I have a function that should create a VBScript and save (overwrite) the Excel file, specified in this script with a password on modifying.
The function:
def setPassword(self, excel_file_path, password):
"""Locks excel file with password. Modification allowed only when password is entered"""
excel_file_path = Path(excel_file_path)
vbs_script = \
f"""' Save with password required upon opening
Set excel_object = CreateObject("Excel.Application")
Set workbook = excel_object.Workbooks.Open(FileName:="{excel_file_path}", ReadOnly:=False, Notify:=False)
excel_object.DisplayAlerts = False
excel_object.Visible = False
workbook.SaveAs "{excel_file_path}",,, "{password}"
excel_object.Application.Quit
"""
# write
vbs_script_path = excel_file_path.parent.joinpath("set_password.vbs")
with open(vbs_script_path, "w") as file:
file.write(vbs_script)
# execute
result = subprocess.Popen(['cscript.exe', str(vbs_script_path)], creationflags=subprocess.CREATE_NO_WINDOW, stdout=subprocess.PIPE, stderr=subprocess.PIPE)
output, err = result.communicate()
res = {
"result": output.decode(encoding='cp866'),
"err": self._errMessage(err.decode(encoding='cp866'))
}
# remove
vbs_script_path.unlink()
return res
The issue is that on my PC it does it correctly. However, if I run it on my work PC, the VBS throws an exception that it can't access the file when trying to save it.
If I use a different name to save the file with password, it works just fine.

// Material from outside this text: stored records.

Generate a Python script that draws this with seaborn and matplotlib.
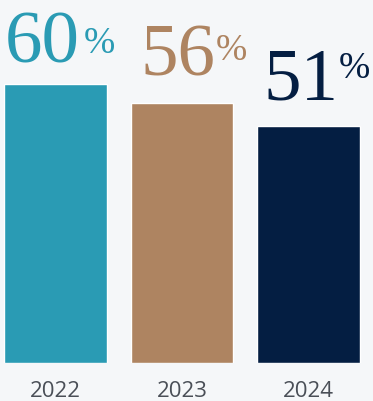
import matplotlib
matplotlib.use("Agg")
import matplotlib.pyplot as plt
import seaborn as sns
import pandas as pd

categories = ["2022", "2023", "2024"]
values = [60, 56, 51]
bar_colors = ["#2a9bb4", "#ae8461", "#041e42"]

BG = "#f5f7f9"
sns.set_theme(style="white")
plt.rcParams["font.family"] = ["Open Sans", "DejaVu Sans"]

df = pd.DataFrame({"year": categories, "value": values})

fig = plt.figure(figsize=(3.73, 4.02), dpi=100, facecolor=BG)
ax = fig.add_axes([0, 38 / 402, 1, 364 / 402])
ax.set_facecolor(BG)

sns.barplot(data=df, x="year", y="value", hue="year", palette=bar_colors,
            width=0.814, legend=False, ax=ax, saturation=1)

ax.set_xlim(-0.439, 2.51)
ax.set_ylim(0, 78.3)
for s in ax.spines.values():
    s.set_visible(False)
ax.set_yticks([])
ax.set_xlabel("")
ax.set_ylabel("")
ax.tick_params(axis="x", length=0, pad=12, labelsize=16, labelcolor="#4a4f57")

# label offsets in pixels from bar-top centre (digits, percent sign)
num_off = [(-50.5, 23), (-41.5, 28), (-45.5, 27)]
pct_off = [(28, 32), (34, 44), (30, 49)]
serif = ["Liberation Serif", "DejaVu Serif"]
for i, (v, c) in enumerate(zip(values, bar_colors)):
    ax.annotate(f"{v}", xy=(i, v), xytext=num_off[i], textcoords="offset pixels",
                ha="left", va="baseline", fontsize=54, color=c, family=serif)
    ax.annotate("%", xy=(i, v), xytext=pct_off[i], textcoords="offset pixels",
                ha="left", va="baseline", fontsize=27, color=c, family=serif)

fig.savefig("out.png", dpi=100, facecolor=BG)
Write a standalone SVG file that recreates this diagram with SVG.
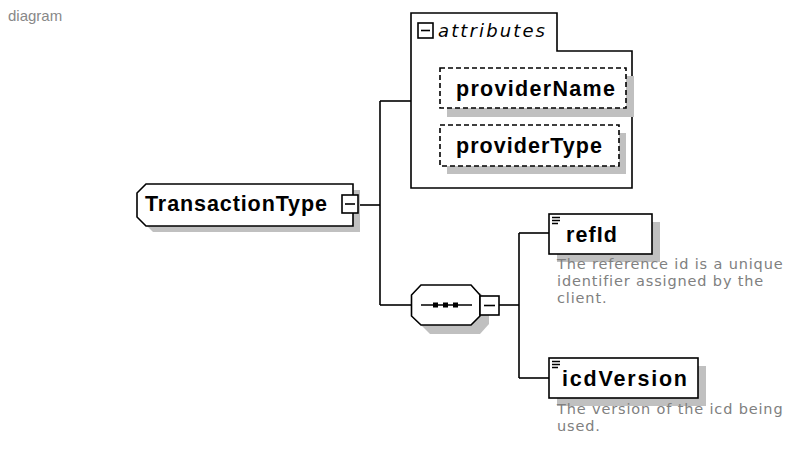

Sure, I could save the file with a different name, delete the initial file and then rename the new file. But it is a duck tape and I want a good solution.
PS
I saw information that it is impossible to overwrite the file this way. But since it works on one computer, I suppose there should be a way to make it work on another.
PPS
Inserting this XlSaveConflictResolution argument into the save func didn't help as well
What is wrong with this VBS and how to make it work properly?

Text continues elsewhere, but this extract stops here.